EXERCISE REQUIREMENTS - Reproduce every record exactly as it appears, but not the pictures.

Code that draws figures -
-------

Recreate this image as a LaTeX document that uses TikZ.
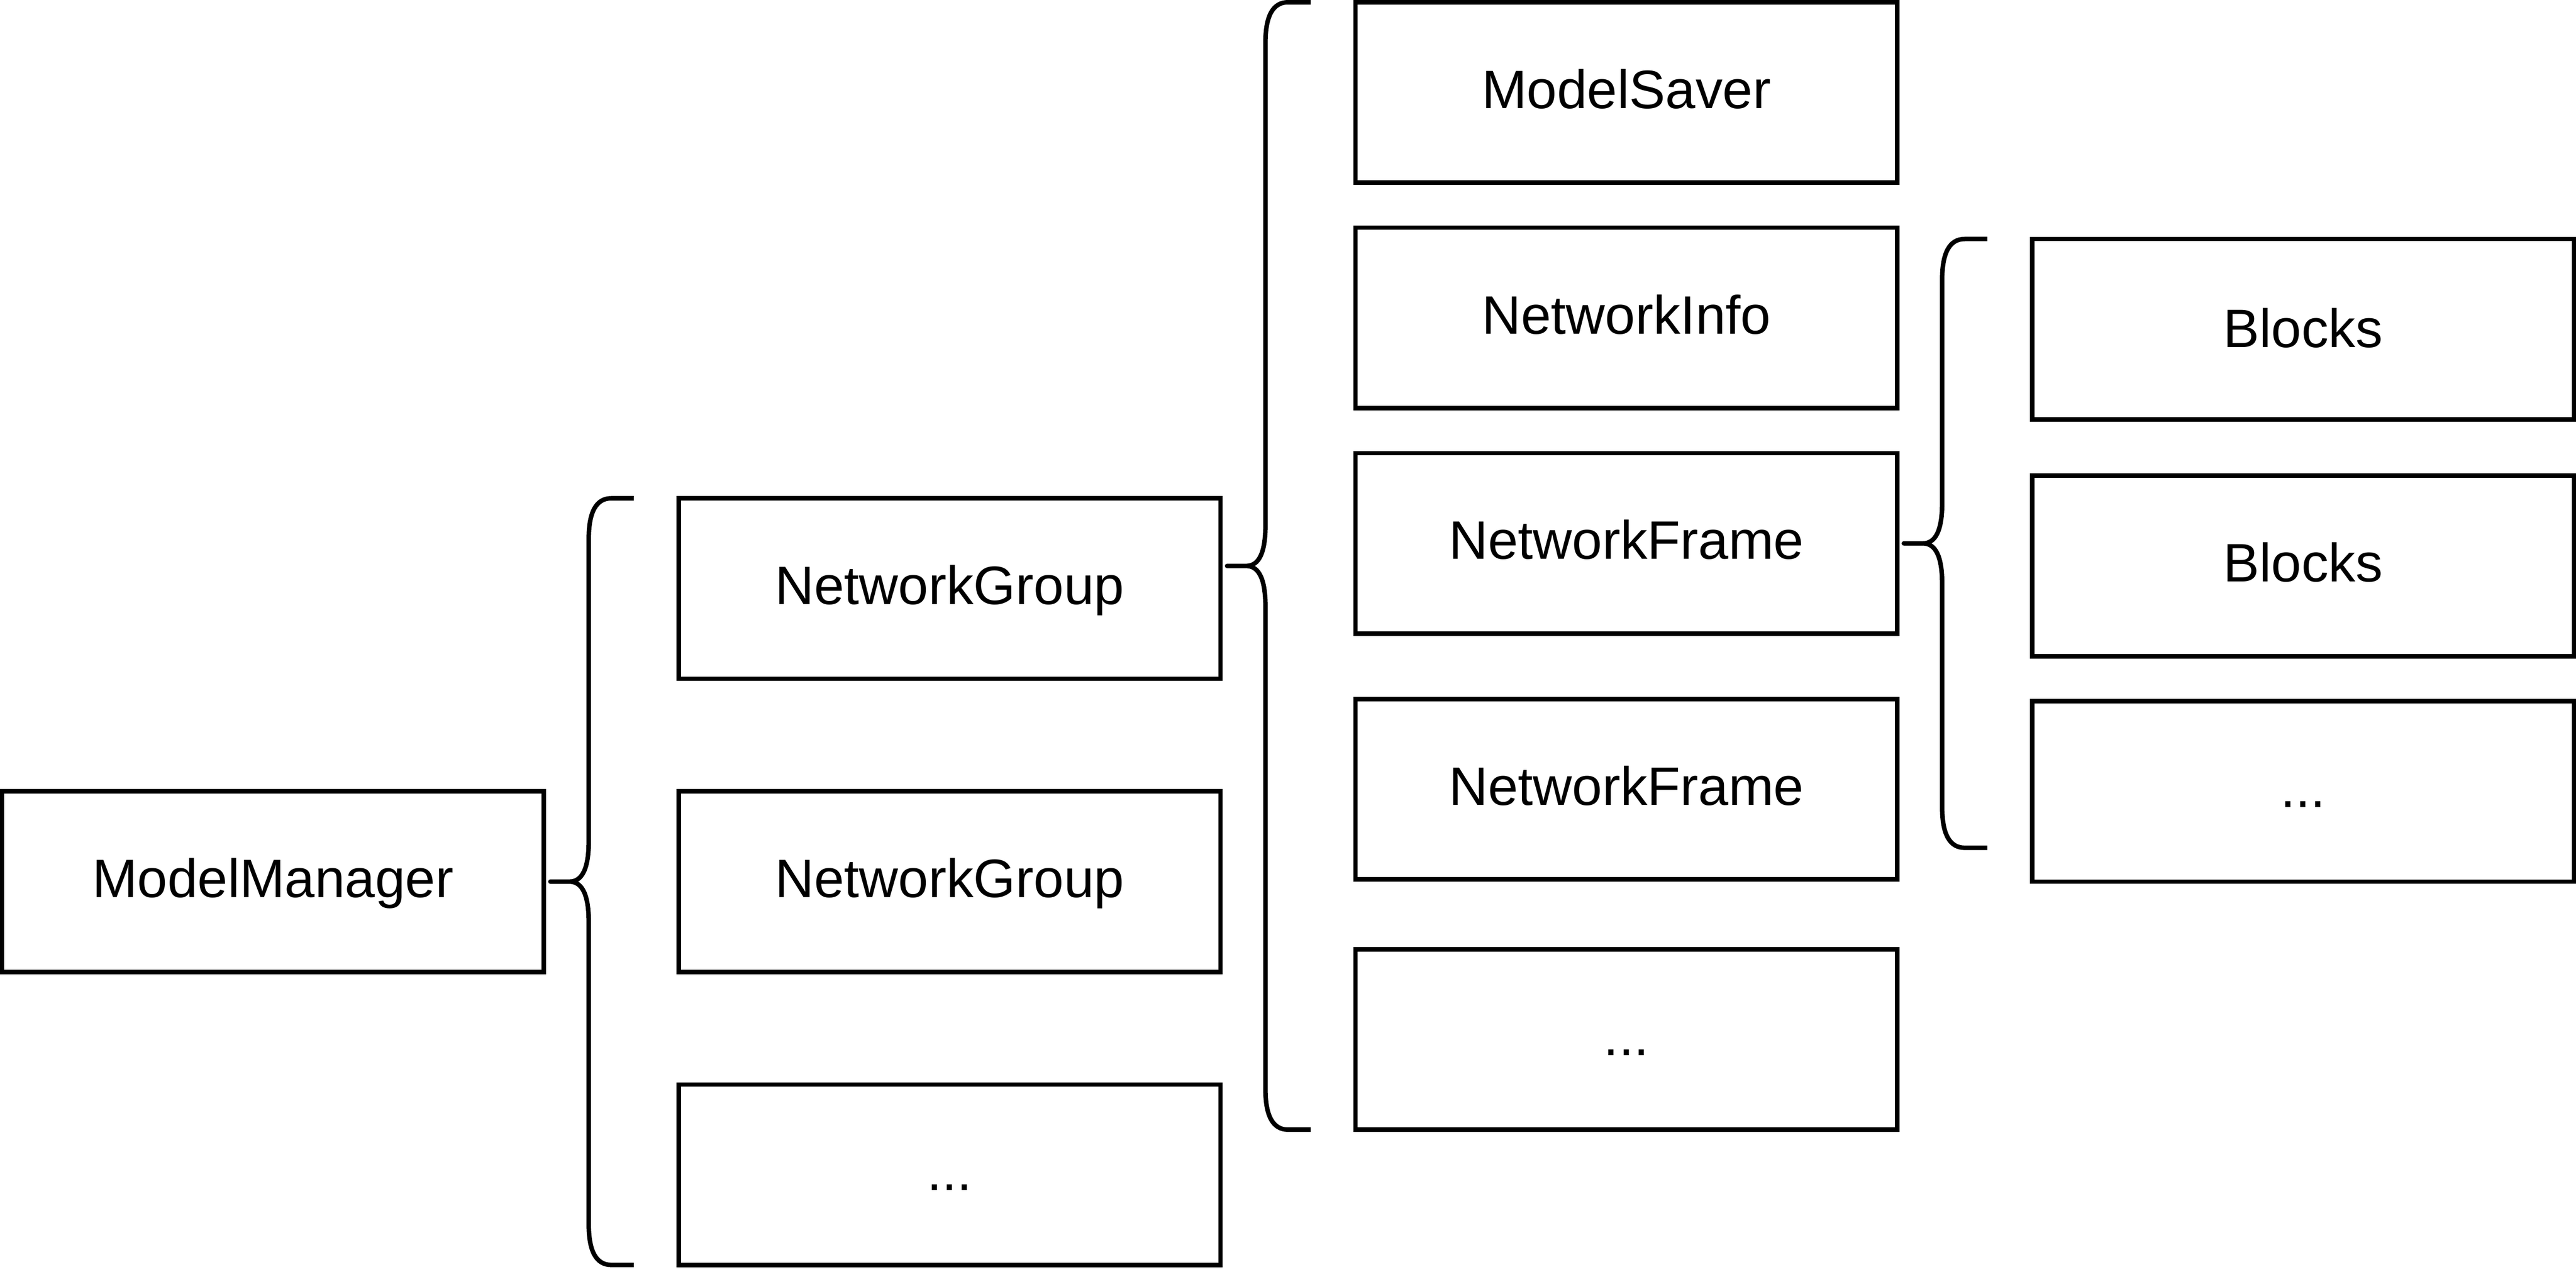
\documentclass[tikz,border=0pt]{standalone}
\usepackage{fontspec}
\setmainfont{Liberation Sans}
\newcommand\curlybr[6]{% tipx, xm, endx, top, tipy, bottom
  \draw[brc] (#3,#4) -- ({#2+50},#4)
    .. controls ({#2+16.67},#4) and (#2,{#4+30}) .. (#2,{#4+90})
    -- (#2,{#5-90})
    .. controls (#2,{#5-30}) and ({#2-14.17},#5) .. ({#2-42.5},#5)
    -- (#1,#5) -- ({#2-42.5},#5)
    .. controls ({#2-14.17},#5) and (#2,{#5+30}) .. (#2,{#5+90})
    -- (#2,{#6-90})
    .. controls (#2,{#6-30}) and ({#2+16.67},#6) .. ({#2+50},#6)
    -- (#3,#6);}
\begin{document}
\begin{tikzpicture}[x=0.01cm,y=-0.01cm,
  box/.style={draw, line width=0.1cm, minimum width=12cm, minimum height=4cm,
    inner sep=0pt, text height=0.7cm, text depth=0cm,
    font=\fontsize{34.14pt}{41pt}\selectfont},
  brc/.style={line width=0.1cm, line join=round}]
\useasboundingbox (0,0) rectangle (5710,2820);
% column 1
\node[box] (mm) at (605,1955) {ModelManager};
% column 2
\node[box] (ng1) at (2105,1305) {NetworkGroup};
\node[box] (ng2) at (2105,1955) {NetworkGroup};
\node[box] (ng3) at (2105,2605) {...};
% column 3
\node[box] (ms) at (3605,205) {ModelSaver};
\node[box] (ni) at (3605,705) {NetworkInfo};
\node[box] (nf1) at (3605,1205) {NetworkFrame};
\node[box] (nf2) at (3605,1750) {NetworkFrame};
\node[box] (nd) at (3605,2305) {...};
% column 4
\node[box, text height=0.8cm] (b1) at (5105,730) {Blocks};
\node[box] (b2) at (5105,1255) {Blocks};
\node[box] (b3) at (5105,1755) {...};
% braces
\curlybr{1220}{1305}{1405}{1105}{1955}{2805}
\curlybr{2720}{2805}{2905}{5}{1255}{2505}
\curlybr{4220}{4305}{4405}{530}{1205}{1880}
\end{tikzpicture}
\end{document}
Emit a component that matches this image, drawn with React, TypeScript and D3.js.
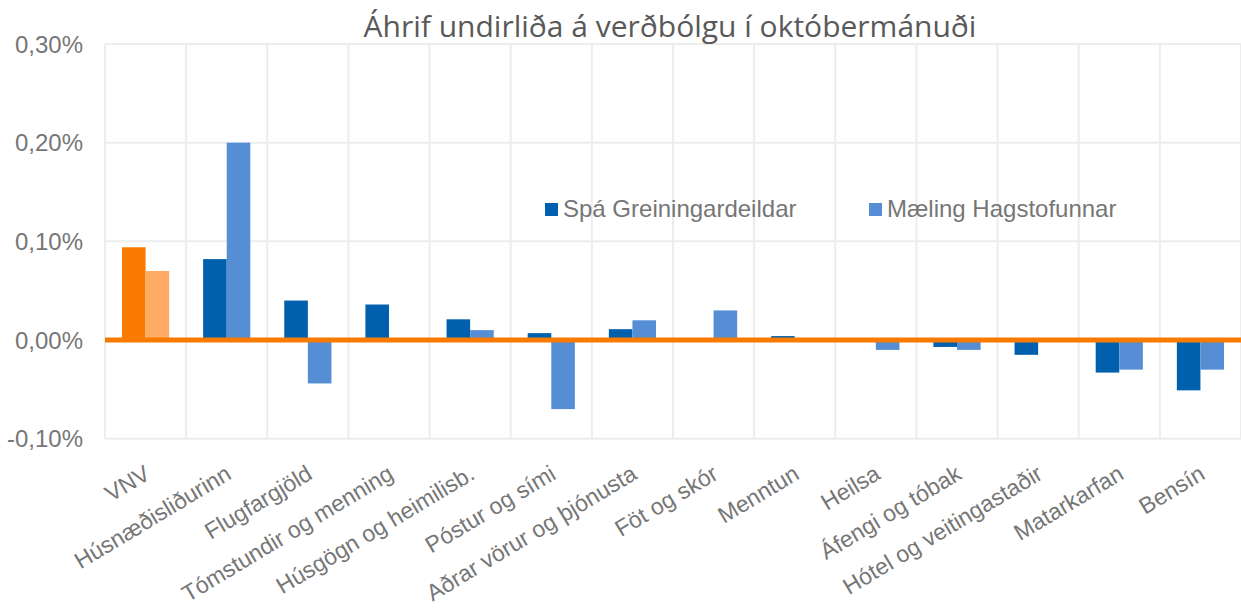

-------

REPLY -
Recreate this image as a LaTeX document that uses TikZ.
\documentclass[tikz,border=0pt]{standalone}
\usepackage{fontspec}
\setmainfont{Liberation Sans}
\newcommand\curlybr[6]{% tipx, xm, endx, top, tipy, bottom
  \draw[brc] (#3,#4) -- ({#2+50},#4)
    .. controls ({#2+16.67},#4) and (#2,{#4+30}) .. (#2,{#4+90})
    -- (#2,{#5-90})
    .. controls (#2,{#5-30}) and ({#2-14.17},#5) .. ({#2-42.5},#5)
    -- (#1,#5) -- ({#2-42.5},#5)
    .. controls ({#2-14.17},#5) and (#2,{#5+30}) .. (#2,{#5+90})
    -- (#2,{#6-90})
    .. controls (#2,{#6-30}) and ({#2+16.67},#6) .. ({#2+50},#6)
    -- (#3,#6);}
\begin{document}
\begin{tikzpicture}[x=0.01cm,y=-0.01cm,
  box/.style={draw, line width=0.1cm, minimum width=12cm, minimum height=4cm,
    inner sep=0pt, text height=0.7cm, text depth=0cm,
    font=\fontsize{34.14pt}{41pt}\selectfont},
  brc/.style={line width=0.1cm, line join=round}]
\useasboundingbox (0,0) rectangle (5710,2820);
% column 1
\node[box] (mm) at (605,1955) {ModelManager};
% column 2
\node[box] (ng1) at (2105,1305) {NetworkGroup};
\node[box] (ng2) at (2105,1955) {NetworkGroup};
\node[box] (ng3) at (2105,2605) {...};
% column 3
\node[box] (ms) at (3605,205) {ModelSaver};
\node[box] (ni) at (3605,705) {NetworkInfo};
\node[box] (nf1) at (3605,1205) {NetworkFrame};
\node[box] (nf2) at (3605,1750) {NetworkFrame};
\node[box] (nd) at (3605,2305) {...};
% column 4
\node[box, text height=0.8cm] (b1) at (5105,730) {Blocks};
\node[box] (b2) at (5105,1255) {Blocks};
\node[box] (b3) at (5105,1755) {...};
% braces
\curlybr{1220}{1305}{1405}{1105}{1955}{2805}
\curlybr{2720}{2805}{2905}{5}{1255}{2505}
\curlybr{4220}{4305}{4405}{530}{1205}{1880}
\end{tikzpicture}
\end{document}
Emit a component that matches this image, drawn with React, TypeScript and D3.js.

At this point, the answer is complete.